Se invece Westminster non approverà l’accordo, l’UE darà tempo fino al 12 aprile prossimo al Regno Unito perché, prima di quel giorno, dica come intende procedere. La data è legata all’ultimo giorno utile per Londra per convocare le elezioni europee. “E’ la data chiave – ha spiegato Tusk – per decidere se tenere le elezioni, altrimenti un lungo rinvio della data di uscita sarà impossibile”.
Prima del 12 aprile, se l’accordo non sarà stato approvato, l’Unione europea si aspetta che da Londra arrivino indicazioni o per una lunga proroga “o per una revoca dell’articolo 50 (lo strumento con il quale si è avviata la Brexit, ndr)” , ha detto Tusk al termine di circa sette ore di riunione sul tema.

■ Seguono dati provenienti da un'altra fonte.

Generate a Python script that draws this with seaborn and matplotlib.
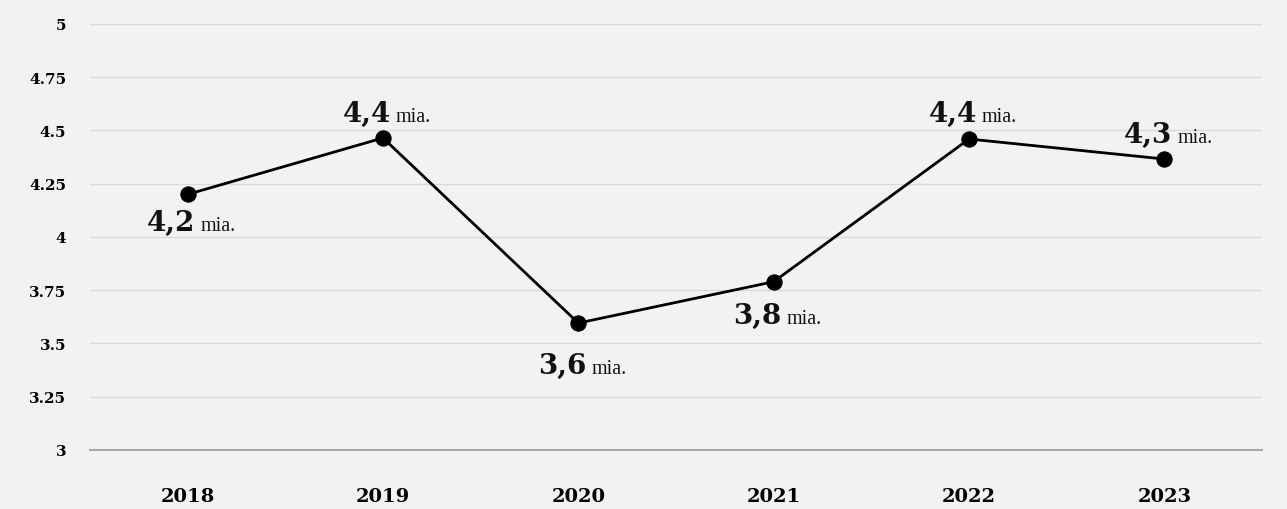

In realtà, dunque gli scenari sono tre, perché c’è anche quello di una proroga “lunga” nel caso che Londra decida di tenere le prossime elezioni europee. A chi gli chiedeva cosa si intendesse per una proroga lunga, per quanto tempo sarebbe concessa, Juncker ha risposto “fino alla fine”.
Juncker ha ribadito la sua speranza che il parlamento approvi l’accordo (che naturalmente non potrà essere riaperto, è stato confermato questa sera), “ma siamo comunque pronti a tutte le eventualità, anche al no-deal, per fronteggiare il quale abbiamo avviato 19 procedure legislative”. Il presidente della Commissione ha scelto di mostrare insofferenza verso gli amici britannici, “ora dobbiamo guardare al futuro, il tempo stringe non solo su Brexit ma anche su altre questioni, non possiamo stra qui ad aspettare la Brexit, dobbiamo discutere dei rapporti con la Cina, di industria, di competitività… dobbiamo mantenere il ritmo delle 350 proposte legislative esaminati fino ad oggi”.